* _Aim of the task_
Without the pictures, print the lines running from the beginning of the material to the line containing "(sireT) at ([xshift=4pt,yshift=-8.6pt]sire.north", both ends included.

* _Supplied information_
<<<<

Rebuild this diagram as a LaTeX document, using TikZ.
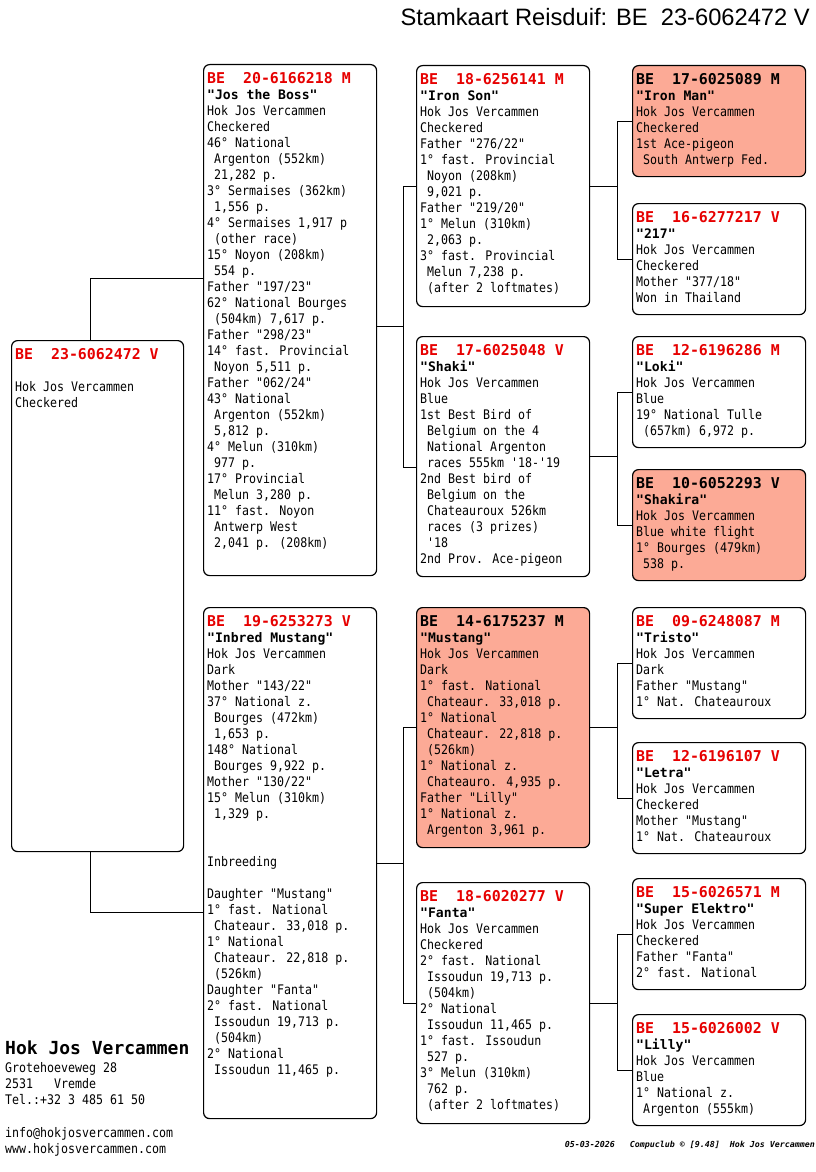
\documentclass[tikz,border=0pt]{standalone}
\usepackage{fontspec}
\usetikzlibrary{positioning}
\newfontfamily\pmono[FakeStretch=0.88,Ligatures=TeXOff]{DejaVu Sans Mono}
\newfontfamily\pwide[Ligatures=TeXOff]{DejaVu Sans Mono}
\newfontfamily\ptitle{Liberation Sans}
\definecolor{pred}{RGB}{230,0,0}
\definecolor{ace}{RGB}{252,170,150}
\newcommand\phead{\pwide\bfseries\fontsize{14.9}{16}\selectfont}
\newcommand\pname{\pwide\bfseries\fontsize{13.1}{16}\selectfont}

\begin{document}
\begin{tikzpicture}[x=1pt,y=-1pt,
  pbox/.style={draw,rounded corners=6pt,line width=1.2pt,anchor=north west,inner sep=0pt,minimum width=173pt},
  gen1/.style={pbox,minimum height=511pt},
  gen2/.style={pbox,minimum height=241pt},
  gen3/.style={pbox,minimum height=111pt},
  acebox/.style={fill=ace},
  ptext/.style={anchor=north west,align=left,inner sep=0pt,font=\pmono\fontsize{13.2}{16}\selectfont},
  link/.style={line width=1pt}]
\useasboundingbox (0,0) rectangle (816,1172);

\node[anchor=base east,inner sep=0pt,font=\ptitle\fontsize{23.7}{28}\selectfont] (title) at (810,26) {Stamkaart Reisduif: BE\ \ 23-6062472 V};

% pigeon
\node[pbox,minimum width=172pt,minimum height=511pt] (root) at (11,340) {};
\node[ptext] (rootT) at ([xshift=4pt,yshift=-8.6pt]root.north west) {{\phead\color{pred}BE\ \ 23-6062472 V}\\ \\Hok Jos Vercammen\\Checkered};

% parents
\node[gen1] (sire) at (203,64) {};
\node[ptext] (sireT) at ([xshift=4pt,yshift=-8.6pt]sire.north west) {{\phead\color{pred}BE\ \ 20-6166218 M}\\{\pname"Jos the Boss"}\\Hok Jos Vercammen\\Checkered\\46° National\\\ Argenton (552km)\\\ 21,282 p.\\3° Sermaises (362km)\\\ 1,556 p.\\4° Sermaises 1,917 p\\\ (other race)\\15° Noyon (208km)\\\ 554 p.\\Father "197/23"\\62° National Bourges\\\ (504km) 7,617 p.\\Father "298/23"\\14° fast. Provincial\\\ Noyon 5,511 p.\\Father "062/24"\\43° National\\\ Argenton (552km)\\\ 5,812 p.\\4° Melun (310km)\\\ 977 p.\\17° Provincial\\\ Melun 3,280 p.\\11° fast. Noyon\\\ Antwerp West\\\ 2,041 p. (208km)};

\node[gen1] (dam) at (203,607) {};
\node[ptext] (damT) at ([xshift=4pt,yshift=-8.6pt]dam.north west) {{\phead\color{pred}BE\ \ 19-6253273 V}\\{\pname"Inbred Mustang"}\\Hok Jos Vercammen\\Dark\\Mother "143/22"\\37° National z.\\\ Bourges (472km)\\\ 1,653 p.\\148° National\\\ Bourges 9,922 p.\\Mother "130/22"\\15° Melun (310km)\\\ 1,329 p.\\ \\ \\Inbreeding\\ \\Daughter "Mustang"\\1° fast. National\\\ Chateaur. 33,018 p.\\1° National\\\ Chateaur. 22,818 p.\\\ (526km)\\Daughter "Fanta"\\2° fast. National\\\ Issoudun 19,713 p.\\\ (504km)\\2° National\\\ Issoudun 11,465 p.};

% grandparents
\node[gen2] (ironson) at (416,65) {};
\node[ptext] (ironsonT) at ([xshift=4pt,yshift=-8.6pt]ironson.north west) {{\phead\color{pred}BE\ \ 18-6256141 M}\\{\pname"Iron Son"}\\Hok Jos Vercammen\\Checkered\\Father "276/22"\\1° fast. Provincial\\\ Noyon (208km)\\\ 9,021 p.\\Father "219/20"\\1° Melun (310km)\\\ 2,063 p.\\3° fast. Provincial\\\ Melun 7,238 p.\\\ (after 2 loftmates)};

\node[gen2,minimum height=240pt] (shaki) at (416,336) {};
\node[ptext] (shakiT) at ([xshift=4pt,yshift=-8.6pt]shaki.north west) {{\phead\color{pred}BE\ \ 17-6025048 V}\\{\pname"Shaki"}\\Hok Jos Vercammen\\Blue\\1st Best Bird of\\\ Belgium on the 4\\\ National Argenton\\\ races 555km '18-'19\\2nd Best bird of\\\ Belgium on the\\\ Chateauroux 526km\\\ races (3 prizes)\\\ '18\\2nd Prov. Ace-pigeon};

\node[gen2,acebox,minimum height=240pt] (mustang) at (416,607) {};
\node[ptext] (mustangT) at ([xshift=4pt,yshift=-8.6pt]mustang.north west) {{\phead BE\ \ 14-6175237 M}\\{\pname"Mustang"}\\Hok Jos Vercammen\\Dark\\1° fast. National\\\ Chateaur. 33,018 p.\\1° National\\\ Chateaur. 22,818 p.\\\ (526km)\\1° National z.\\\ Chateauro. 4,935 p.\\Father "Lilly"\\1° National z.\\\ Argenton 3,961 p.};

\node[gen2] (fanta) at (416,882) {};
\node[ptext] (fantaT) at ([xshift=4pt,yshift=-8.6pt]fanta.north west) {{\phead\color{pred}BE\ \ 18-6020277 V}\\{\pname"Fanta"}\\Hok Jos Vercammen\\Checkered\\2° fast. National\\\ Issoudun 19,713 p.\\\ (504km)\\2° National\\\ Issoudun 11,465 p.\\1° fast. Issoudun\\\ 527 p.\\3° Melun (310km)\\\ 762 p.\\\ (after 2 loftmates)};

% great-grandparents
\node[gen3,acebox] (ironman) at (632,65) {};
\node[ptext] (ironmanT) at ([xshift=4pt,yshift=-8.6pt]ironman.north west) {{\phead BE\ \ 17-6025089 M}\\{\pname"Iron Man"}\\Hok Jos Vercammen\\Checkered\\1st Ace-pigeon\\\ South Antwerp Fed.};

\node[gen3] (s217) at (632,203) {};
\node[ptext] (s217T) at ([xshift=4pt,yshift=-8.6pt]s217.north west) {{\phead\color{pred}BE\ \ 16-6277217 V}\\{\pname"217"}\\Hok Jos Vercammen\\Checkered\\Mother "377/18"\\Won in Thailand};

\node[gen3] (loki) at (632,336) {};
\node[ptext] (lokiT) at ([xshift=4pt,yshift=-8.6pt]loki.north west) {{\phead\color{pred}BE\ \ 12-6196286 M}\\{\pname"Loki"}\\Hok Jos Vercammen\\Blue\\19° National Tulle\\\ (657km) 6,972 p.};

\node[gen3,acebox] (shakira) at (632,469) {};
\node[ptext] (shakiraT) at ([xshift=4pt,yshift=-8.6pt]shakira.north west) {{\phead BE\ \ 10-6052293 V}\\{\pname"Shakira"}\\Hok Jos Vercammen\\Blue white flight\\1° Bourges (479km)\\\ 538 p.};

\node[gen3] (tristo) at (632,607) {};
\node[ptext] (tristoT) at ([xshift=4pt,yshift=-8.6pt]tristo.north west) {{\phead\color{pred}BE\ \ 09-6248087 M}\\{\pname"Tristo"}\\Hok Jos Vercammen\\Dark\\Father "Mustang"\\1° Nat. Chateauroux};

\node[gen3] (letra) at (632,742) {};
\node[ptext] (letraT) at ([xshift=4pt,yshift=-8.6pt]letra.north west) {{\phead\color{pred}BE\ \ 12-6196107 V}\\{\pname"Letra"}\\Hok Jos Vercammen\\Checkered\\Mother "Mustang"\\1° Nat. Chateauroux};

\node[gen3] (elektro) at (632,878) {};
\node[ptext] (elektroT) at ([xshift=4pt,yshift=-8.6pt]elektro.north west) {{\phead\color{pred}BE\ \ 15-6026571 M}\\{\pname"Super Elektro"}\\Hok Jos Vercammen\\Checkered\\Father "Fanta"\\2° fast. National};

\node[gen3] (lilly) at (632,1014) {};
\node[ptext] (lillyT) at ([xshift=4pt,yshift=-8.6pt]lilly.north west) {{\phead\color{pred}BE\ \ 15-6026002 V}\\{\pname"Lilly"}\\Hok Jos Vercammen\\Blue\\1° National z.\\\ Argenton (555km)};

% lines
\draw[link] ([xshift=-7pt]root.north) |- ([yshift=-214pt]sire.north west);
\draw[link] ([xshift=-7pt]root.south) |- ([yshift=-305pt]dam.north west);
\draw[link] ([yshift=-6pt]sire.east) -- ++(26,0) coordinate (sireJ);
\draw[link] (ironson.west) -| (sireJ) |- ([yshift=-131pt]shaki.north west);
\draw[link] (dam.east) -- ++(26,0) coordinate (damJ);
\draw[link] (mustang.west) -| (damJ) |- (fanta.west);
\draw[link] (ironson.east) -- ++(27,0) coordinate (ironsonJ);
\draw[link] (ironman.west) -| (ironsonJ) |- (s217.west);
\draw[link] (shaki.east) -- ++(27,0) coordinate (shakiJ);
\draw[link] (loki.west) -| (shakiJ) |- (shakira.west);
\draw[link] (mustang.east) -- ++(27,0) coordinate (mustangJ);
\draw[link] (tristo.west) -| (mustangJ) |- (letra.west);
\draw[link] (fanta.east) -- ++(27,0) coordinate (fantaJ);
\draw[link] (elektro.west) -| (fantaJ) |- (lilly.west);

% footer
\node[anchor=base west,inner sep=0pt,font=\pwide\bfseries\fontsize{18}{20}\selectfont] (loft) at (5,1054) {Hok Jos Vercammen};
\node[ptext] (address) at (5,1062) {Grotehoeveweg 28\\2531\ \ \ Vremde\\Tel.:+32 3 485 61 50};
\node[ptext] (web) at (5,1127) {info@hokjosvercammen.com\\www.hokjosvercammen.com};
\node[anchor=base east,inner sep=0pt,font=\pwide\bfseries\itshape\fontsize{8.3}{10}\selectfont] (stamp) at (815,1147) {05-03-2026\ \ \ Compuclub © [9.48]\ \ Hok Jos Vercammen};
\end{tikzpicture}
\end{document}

>>>>

* _Task answer_
Rebuild this diagram as a LaTeX document, using TikZ.
\documentclass[tikz,border=0pt]{standalone}
\usepackage{fontspec}
\usetikzlibrary{positioning}
\newfontfamily\pmono[FakeStretch=0.88,Ligatures=TeXOff]{DejaVu Sans Mono}
\newfontfamily\pwide[Ligatures=TeXOff]{DejaVu Sans Mono}
\newfontfamily\ptitle{Liberation Sans}
\definecolor{pred}{RGB}{230,0,0}
\definecolor{ace}{RGB}{252,170,150}
\newcommand\phead{\pwide\bfseries\fontsize{14.9}{16}\selectfont}
\newcommand\pname{\pwide\bfseries\fontsize{13.1}{16}\selectfont}

\begin{document}
\begin{tikzpicture}[x=1pt,y=-1pt,
  pbox/.style={draw,rounded corners=6pt,line width=1.2pt,anchor=north west,inner sep=0pt,minimum width=173pt},
  gen1/.style={pbox,minimum height=511pt},
  gen2/.style={pbox,minimum height=241pt},
  gen3/.style={pbox,minimum height=111pt},
  acebox/.style={fill=ace},
  ptext/.style={anchor=north west,align=left,inner sep=0pt,font=\pmono\fontsize{13.2}{16}\selectfont},
  link/.style={line width=1pt}]
\useasboundingbox (0,0) rectangle (816,1172);

\node[anchor=base east,inner sep=0pt,font=\ptitle\fontsize{23.7}{28}\selectfont] (title) at (810,26) {Stamkaart Reisduif: BE\ \ 23-6062472 V};

% pigeon
\node[pbox,minimum width=172pt,minimum height=511pt] (root) at (11,340) {};
\node[ptext] (rootT) at ([xshift=4pt,yshift=-8.6pt]root.north west) {{\phead\color{pred}BE\ \ 23-6062472 V}\\ \\Hok Jos Vercammen\\Checkered};

% parents
\node[gen1] (sire) at (203,64) {};
\node[ptext] (sireT) at ([xshift=4pt,yshift=-8.6pt]sire.north west) {{\phead\color{pred}BE\ \ 20-6166218 M}\\{\pname"Jos the Boss"}\\Hok Jos Vercammen\\Checkered\\46° National\\\ Argenton (552km)\\\ 21,282 p.\\3° Sermaises (362km)\\\ 1,556 p.\\4° Sermaises 1,917 p\\\ (other race)\\15° Noyon (208km)\\\ 554 p.\\Father "197/23"\\62° National Bourges\\\ (504km) 7,617 p.\\Father "298/23"\\14° fast. Provincial\\\ Noyon 5,511 p.\\Father "062/24"\\43° National\\\ Argenton (552km)\\\ 5,812 p.\\4° Melun (310km)\\\ 977 p.\\17° Provincial\\\ Melun 3,280 p.\\11° fast. Noyon\\\ Antwerp West\\\ 2,041 p. (208km)};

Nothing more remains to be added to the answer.